By now it was the early 1980s, and I was reporting a People magazine profile of Aileen Quinn, a Yardley, Pennsylvania, resident who had the title role in the film version of "Annie." I followed her to the Dallas premiere of the movie. During a break in the proceedings, several other reporters and I began to chew on that annoying old bone: Could Oswald have done it? Could he have done it alone?
Someone had the bright idea to hire a cab to drive us from the hotel to the infamous Texas School Book Depository. Three or four of us piled into the cab and announced our destination.
"The Book Depository," the cabbie repeated. "Let me tell you right now: You're going to be amazed when you get there. I'm not going to tell you why, but I can guarantee you're going to be amazed. Everybody is."
At that point we in the cab must have cast a pretty skeptical eye toward the know-it-all cabbie. In my mind I knew the Book Depository to be someonething on the order of the Chicago Mercantile Exchange, a hulk of a building, separated from the broad boulevard below by a spacious park -- the grassy knoll of Dealey Plaza. The boulevard gave way to a divided highway of interstate highway proportions. From one end of that dreaded site one lone gunman with a cheap Italian rifle (always cheap and always Italian, as I recall the media reports) had to squeeze off shots at the tiny figure in the moving car at the far diagonal corner of the crime scene.
Finally we arrived and exited the cab. The driver hung around to witness our amazement. Jaws soon dropped. We were amazed. Forget the Chicago Mercantile Exchange. Think instead of the Fleet bank building at the corner of Witherpoon and Nassau streets in downtown Princeton. Forget the interstate highway. Think instead of Nassau Street. In fact, as I recall the scene, the sidewalk in front of Fleet Bank is considerably wider than that of the Book Depository. The street is narrower than Nassau. Look up: Oswald isn't hundreds of feet above you -- he's in the sixth floor window. That's 60 feet, the distance from the pitcher's mound to home plate.

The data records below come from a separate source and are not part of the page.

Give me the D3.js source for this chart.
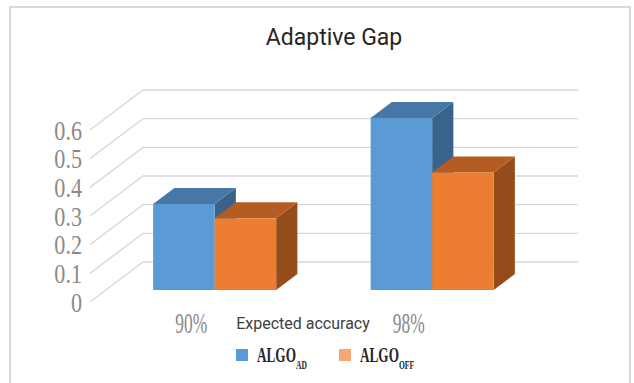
<!DOCTYPE html>
<html>
<head>
<meta charset="utf-8">
<script src="https://cdn.jsdelivr.net/npm/d3@7"></script>
<style>
  html, body { margin: 0; padding: 0; background: #fff; }
  svg { display: block; }
</style>
</head>
<body>
<svg id="chart" width="634" height="383"></svg>
<script>
// Data
const categories = ["90%", "98%"];
const seriesKeys = ["AD", "OFF"];
const seriesMain = ["ALGO", "ALGO"];
const seriesSub = ["AD", "OFF"];
const algoAD = [0.30, 0.60];
const algoOFF = [0.25, 0.41];
const yTicks = [0, 0.1, 0.2, 0.3, 0.4, 0.5, 0.6];
const titleText = "Adaptive Gap";
const axisTitle = "Expected accuracy";

const values = { AD: algoAD, OFF: algoOFF };
const faceColors = {
  AD:  { front: "#5b9bd5", top: "#4677a6", side: "#39638a", legend: "#5b9bd5" },
  OFF: { front: "#ed7d31", top: "#b45c22", side: "#964b1b", legend: "#f4a673" }
};

const svg = d3.select("#chart");

// Chart frame
svg.append("rect")
  .attr("x", 10).attr("y", 7).attr("width", 620).attr("height", 390)
  .attr("fill", "#fff").attr("stroke", "#d9d9d9").attr("stroke-width", 2);

// Oblique 3D projection: plane x, value, depth z (0 = front, 1 = back wall)
const ox = 90, plotW = 435;
const depthDx = 53, depthDy = -40;

const y = d3.scaleLinear().domain([0, 0.6]).range([302, 130]);
const x0 = d3.scaleBand().domain(categories).range([0, plotW]);
const x1 = d3.scaleBand().domain(seriesKeys).range([0, x0.bandwidth()])
  .paddingInner(0).paddingOuter(0.768);

const proj = (px, v, z) => [ox + px + z * depthDx, y(v) + z * depthDy];
const poly = pts => pts.map(p => p.join(",")).join(" ");

// Gridlines: side wall diagonals and back wall horizontals
const grid = svg.append("g").attr("stroke", "#d9d9d9").attr("stroke-width", 1.4).attr("fill", "none");
yTicks.forEach(t => {
  const a = proj(0, t, 0), b = proj(0, t, 1), c = proj(plotW, t, 1);
  grid.append("polyline").attr("points", poly([a, b, c]));
});

// Tick labels on the front plane
const yAxis = svg.append("g")
  .attr("transform", `translate(${ox - 8},0)`)
  .call(d3.axisLeft(y).tickValues(yTicks).tickSize(0).tickPadding(0)
    .tickFormat(d => d === 0 ? "0" : d3.format(".1f")(d)));
yAxis.select(".domain").remove();
yAxis.selectAll("text")
  .attr("x", 0).attr("dy", "0.34em")
  .attr("transform", "scale(0.82,1)")
  .attr("fill", "#8a8a8a")
  .style("font-family", "'Liberation Serif', 'Times New Roman', serif")
  .style("font-size", "27px");

// Bars
const zFront = 0.3, zBack = 0.7;
const bars = svg.append("g");
categories.forEach((cat, ci) => {
  seriesKeys.forEach(key => {
    const v = values[key][ci];
    const xl = x0(cat) + x1(key), xr = xl + x1.bandwidth();
    const col = faceColors[key];
    // right side face
    bars.append("polygon").attr("fill", col.side)
      .attr("points", poly([proj(xr, 0, zFront), proj(xr, v, zFront), proj(xr, v, zBack), proj(xr, 0, zBack)]));
    // top face
    bars.append("polygon").attr("fill", col.top)
      .attr("points", poly([proj(xl, v, zFront), proj(xr, v, zFront), proj(xr, v, zBack), proj(xl, v, zBack)]));
    // front face
    const p0 = proj(xl, v, zFront), p1 = proj(xr, 0, zFront);
    bars.append("rect").attr("fill", col.front)
      .attr("x", p0[0]).attr("y", p0[1]).attr("width", p1[0] - p0[0]).attr("height", p1[1] - p0[1]);
  });
});

// Category labels
const xAxis = svg.append("g")
  .attr("transform", `translate(${ox - 7.5},323)`)
  .call(d3.axisBottom(x0).tickSize(0).tickPadding(0));
xAxis.select(".domain").remove();
xAxis.selectAll("text")
  .attr("y", 0).attr("dy", "0.34em")
  .attr("transform", "scale(0.6,1)")
  .attr("fill", "#8a8a8a")
  .style("font-family", "'Liberation Serif', 'Times New Roman', serif")
  .style("font-size", "29px");

// Axis title
svg.append("text")
  .attr("x", 303).attr("y", 329)
  .attr("text-anchor", "middle")
  .attr("fill", "#404040")
  .style("font-family", "Roboto, 'Noto Sans', sans-serif")
  .style("font-size", "16px")
  .text(axisTitle);

// Chart title
svg.append("text")
  .attr("x", 334).attr("y", 45)
  .attr("text-anchor", "middle")
  .attr("fill", "#262626")
  .style("font-family", "Roboto, 'Noto Sans', sans-serif")
  .style("font-size", "23px")
  .text(titleText);

// Legend
const legend = svg.append("g");
seriesKeys.forEach((key, i) => {
  const g = legend.append("g").attr("transform", `translate(${236 + i * 103},349)`);
  g.append("rect").attr("width", 12).attr("height", 12).attr("fill", faceColors[key].legend);
  const t = g.append("text")
    .attr("transform", "translate(21,13) scale(0.63,1)")
    .attr("fill", "#262626")
    .style("font-family", "'Liberation Serif', 'Times New Roman', serif")
    .style("font-weight", "bold");
  t.append("tspan").style("font-size", "21px").text(seriesMain[i]);
  t.append("tspan").attr("dy", 7).style("font-size", "12px").text(seriesSub[i]);
});
</script>
</body>
</html>
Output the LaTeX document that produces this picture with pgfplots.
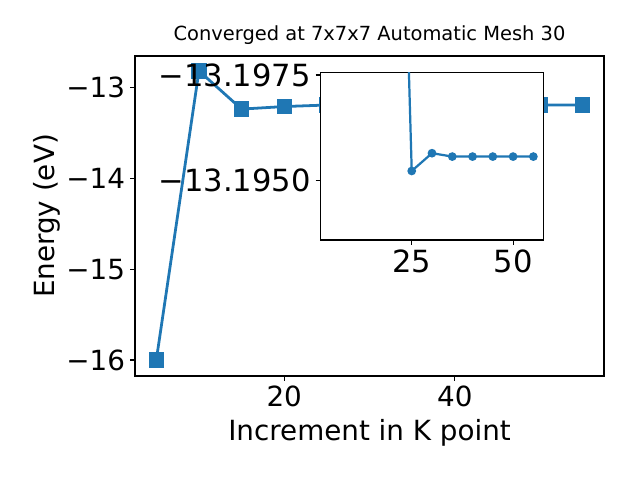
\documentclass[border=0pt]{standalone}
\usepackage{fontspec}
\setmainfont{DejaVu Sans}
\usepackage{pgfplots}
\pgfplotsset{compat=1.18}
\definecolor{mplblue}{HTML}{1F77B4}
\begin{document}
\begin{tikzpicture}
\useasboundingbox (0,0) rectangle (460.8bp,345.6bp);
\begin{axis}[
  at={(97.2bp,74.88bp)}, anchor=south west,
  scale only axis, width=337.68bp, height=230.4bp,
  xmin=2.5, xmax=57.5, ymin=-16.176, ymax=-12.656,
  xtick={20,40}, xticklabels={20,40},
  ytick={-16,-15,-14,-13}, yticklabels={−16,−15,−14,−13},
  tick align=outside, major tick length=3.5bp, tick pos=left,
  every tick/.style={black, line width=0.8bp},
  axis line style={line width=0.8bp},
  tick label style={font=\fontsize{20bp}{24bp}\selectfont, inner sep=0pt},
  xticklabel style={anchor=north, yshift=-3.5bp},
  yticklabel style={anchor=east, xshift=-3.5bp},
  title={Converged at 7x7x7 Automatic Mesh 30},
  title style={at={(0.5,1)}, anchor=base, yshift=5.5bp, inner sep=0pt, font=\fontsize{14bp}{17bp}\selectfont},
  xlabel={Increment in K point},
  xlabel style={at={(axis description cs:0.5,-0.2)}, anchor=base, inner sep=0pt, font=\fontsize{20bp}{24bp}\selectfont},
  ylabel={Energy (eV)},
  ylabel style={at={(axis description cs:-0.1727,0.5)}, anchor=base, inner sep=0pt, font=\fontsize{20bp}{24bp}\selectfont},
]
\addplot[mplblue, line width=2bp, mark=square*, mark size=5bp, mark options={solid, line width=1bp}]
  coordinates {(5,-16.00) (10,-12.82) (15,-13.24) (20,-13.212) (25,-13.1952) (30,-13.1957) (35,-13.1956) (40,-13.1956) (45,-13.1956) (50,-13.1956) (55,-13.1956)};
\end{axis}
% inset: energies as meV offsets from -13.19 eV
\begin{axis}[
  at={(230.76bp,172.8bp)}, anchor=south west,
  scale only axis, width=160.56bp, height=120.46bp,
  xmin=2.5, xmax=57.5, ymin=-7.554, ymax=-3.597, y dir=reverse,
  axis background/.style={fill=white},
  xtick={25,50}, xticklabels={25,50},
  ytick={-7.5,-5.0}, yticklabels={−13.1975,−13.1950},
  tick align=outside, major tick length=3.5bp, tick pos=left,
  every tick/.style={black, line width=0.8bp},
  axis line style={line width=0.8bp},
  tick label style={font=\fontsize{22bp}{26bp}\selectfont, inner sep=0pt},
  xticklabel style={anchor=north, yshift=-3.5bp},
  yticklabel style={anchor=east, xshift=-3.5bp},
]
\addplot[mplblue, line width=1.6bp, mark=*, mark size=2.3bp, mark options={solid}]
  coordinates {(20,-22) (25,-5.23) (30,-5.65) (35,-5.57) (40,-5.57) (45,-5.57) (50,-5.57) (55,-5.57)};
\end{axis}
\end{tikzpicture}
\end{document}
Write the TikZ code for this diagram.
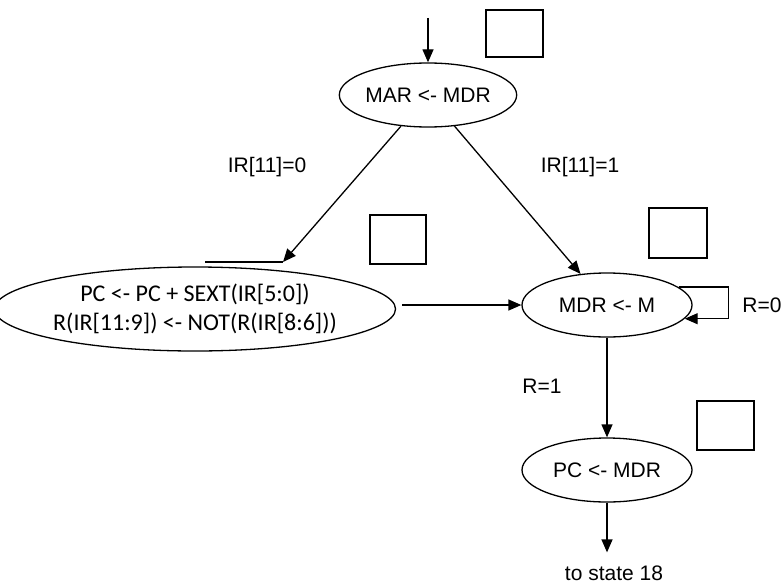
\documentclass[tikz,border=0pt]{standalone}
\usepackage{fontspec}
\setmainfont{Liberation Sans}
\newfontfamily\calfont{Carlito}
\usetikzlibrary{shapes.geometric,arrows.meta}
\tikzset{
  state/.style={ellipse,draw,line width=1.3pt,minimum width=170pt,minimum height=64pt,inner sep=0pt,font=\fontsize{21}{25}\selectfont},
  box/.style={draw,line width=1.6pt,inner sep=0pt},
  lbl/.style={inner sep=0pt,font=\fontsize{21}{25}\selectfont},
  arr/.style={line width=1.3pt,-{Triangle[length=13pt,width=11pt]}},
  ln/.style={line width=1.3pt}
}
\begin{document}
\begin{tikzpicture}[x=1pt,y=-1pt]
\useasboundingbox (0,0) rectangle (783,586);
% states
\node[state] (mar) at (428,95) {MAR <- MDR};
\node[state,minimum width=372pt,minimum height=84pt,font=\calfont\fontsize{24}{29}\selectfont,align=center] (left) at (195,309)
  {PC <- PC + SEXT(IR[5:0])\\R(IR[11:9]) <- NOT(R(IR[8:6]))};
\node[state] (mdr) at (607,305) {MDR <- M};
\node[state] (pcm) at (607,470) {PC <- MDR};
\node[lbl] (t18) at (614,573) {to state 18};
% squares
\node[box,minimum width=57pt,minimum height=47pt] (sq1) at (514.5,33.5) {};
\node[box,minimum width=56pt,minimum height=49pt] (sq2) at (398,239.5) {};
\node[box,minimum width=58pt,minimum height=50pt] (sq3) at (678,233) {};
\node[box,minimum width=57pt,minimum height=49pt] (sq4) at (725.5,425.5) {};
% labels
\node[lbl] (l0) at (267,167) {IR[11]=0};
\node[lbl] (l1) at (580,167) {IR[11]=1};
\node[lbl] (r0) at (762,305) {R=0};
\node[lbl] (r1) at (542,386) {R=1};
% connectors
\coordinate (start) at (428,18);
\coordinate (lt) at (283,262);
\coordinate (lh) at (205,262);
\draw[arr] (start) -- (mar);
\draw[arr] (mar) -- (lt);
\draw[ln] (lh) -- (lt);
\draw[arr] (mar) -- (mdr);
\draw[arr,shorten <=6pt] (left.east |- mdr.west) -- (mdr.west);
\draw[arr] (mdr.14) -- ++(50,0) |- (mdr.-10);
\draw[arr] (mdr) -- (pcm);
\draw[arr,shorten >=13pt] (pcm) -- (t18.north -| pcm);
\end{tikzpicture}
\end{document}
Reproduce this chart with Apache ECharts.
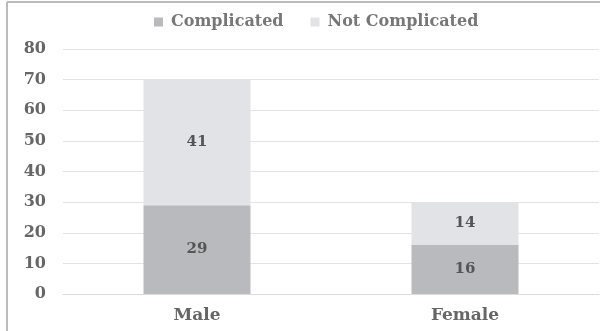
<!DOCTYPE html>
<html><head><meta charset="utf-8">
<script src="https://cdn.jsdelivr.net/npm/echarts@6/dist/echarts.min.js"></script>
<style>html,body{margin:0;padding:0;background:#fff}#c{width:600px;height:331px}</style>
</head><body><div id="c"></div>
<script>
const categories = ['Male', 'Female'];
const complicated = [29, 16];
const notComplicated = [41, 14];
const seriesNames = ['Complicated', 'Not Complicated'];

const chart = echarts.init(document.getElementById('c'), null, {renderer: 'canvas'});
const font = '"DejaVu Serif", "Liberation Serif", serif';
chart.setOption({
  animation: false,
  backgroundColor: '#fff',
  graphic: [
    {type: 'line', shape: {x1: 7, y1: 2, x2: 600, y2: 2}, style: {stroke: '#bbbbbb', lineWidth: 2}},
    {type: 'line', shape: {x1: 7, y1: 2, x2: 7, y2: 331}, style: {stroke: '#bbbbbb', lineWidth: 2}}
  ],
  legend: {
    top: 14, left: 154, padding: 0, itemWidth: 9, itemHeight: 9, itemGap: 27,
    icon: 'rect',
    textStyle: {fontFamily: font, fontWeight: 'bold', fontSize: 16, color: '#777', padding: [0, 0, 0, 3]},
    data: seriesNames
  },
  grid: {left: 63, right: 1, top: 49, bottom: 37},
  xAxis: {
    type: 'category', data: categories,
    axisLine: {show: true, lineStyle: {color: '#dcdcdc'}},
    axisTick: {show: false},
    axisLabel: {fontFamily: font, fontWeight: 'bold', fontSize: 17, color: '#666', margin: 13}
  },
  yAxis: {
    type: 'value', min: 0, max: 80, interval: 10,
    axisLine: {show: false}, axisTick: {show: false},
    splitLine: {lineStyle: {color: '#e3e3e3'}},
    axisLabel: {fontFamily: font, fontWeight: 'bold', fontSize: 16, color: '#666', margin: 17}
  },
  series: [
    {name: seriesNames[0], type: 'bar', stack: 'a', data: complicated, barWidth: 107,
     itemStyle: {color: '#b9babe'},
     label: {show: true, position: 'inside', fontFamily: font, fontWeight: 'bold', fontSize: 15, color: '#555'}},
    {name: seriesNames[1], type: 'bar', stack: 'a', data: notComplicated, barWidth: 107,
     itemStyle: {color: '#e2e3e6'},
     label: {show: true, position: 'inside', fontFamily: font, fontWeight: 'bold', fontSize: 15, color: '#555'}}
  ]
});
</script></body></html>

The visit to Dallas laid to rest a lot of nagging uncertainties about the assassination. Twenty years later, prompted by this issue of U.S. 1 and enabled by the Internet, I took a virtual tour of Dealey Plaza and the Book Depository. The diagram on page 47 comes from one of the links at www.jfk.org.
The records indicate that the Book Depository is 100 feet long. If the diagram is roughly to scale, then the point labelled "Z-224," the approximate location of the limousine when Kennedy was first hit, is not much more than 100 feet from the edge of the Book Depository. I drew a diagram with two triangles, recollected the Pythagorean theorem, and calculated the hypotenuses.
When Kennedy turned the corner from Houston onto Elm he was probably no more than 100 feet from Oswald. (A catcher has to throw a baseball 130 feet to nail a runner at second base; the Princeton University gates on Nassau Street are about 100 feet from the Fleet Bank building.) By the time Kennedy was hit he was probably 150 or 175 feet from Oswald. Kids on Farm-to-Market Road in Endwell, New York, used to shoot woodchucks at distances greater than that.
A few things have changed at the Book Depository since 1963. Now the sixth floor has been preserved as the Sixth Floor Museum. While visitors are kept from standing at the window ledge itself, a webcam has been installed there, hidden in a replica of the book cartons Oswald apparently used to prop up his rifle while he took aim.
Wading through the Internet surf to get to the webcam, which provides that same grand -- and unrealistic -- panorama that the CBS documentary did, one passes by the flotsam and jetsam of all sorts of conspiracy theorists. In the small world department, one of the most prominent figures in the alleged government cover-up is Nicholas Katzenbach, the deputy attorney general (see page 17).
The most prominent journalist aiding and abetting that cover-up -- according to these conspiracy theorist -- is Richard Stolley, the managing editor during most of my days at People Magazine and in 1963 a reporter for Life magazine. Stolley threw the Life Magazine money at amateur movie-maker Abraham Zapruder, thus securing that piece of prime evidence for Life, and leaving government investigators with a second-rate copy. Imagine that: The brass balls reporter who seizes the movie in 1963 turns into a government patsy editor who turns his back on the story of the century. That's not the Stolley I remember.
So 40 years later I am still a little frustrated. How could the Dallas police fail to protect Oswald? Who knows. Could there have been another shooter? Possibly. Did he act alone? Maybe not. But could he have done it all on his own? Sure as shootin'.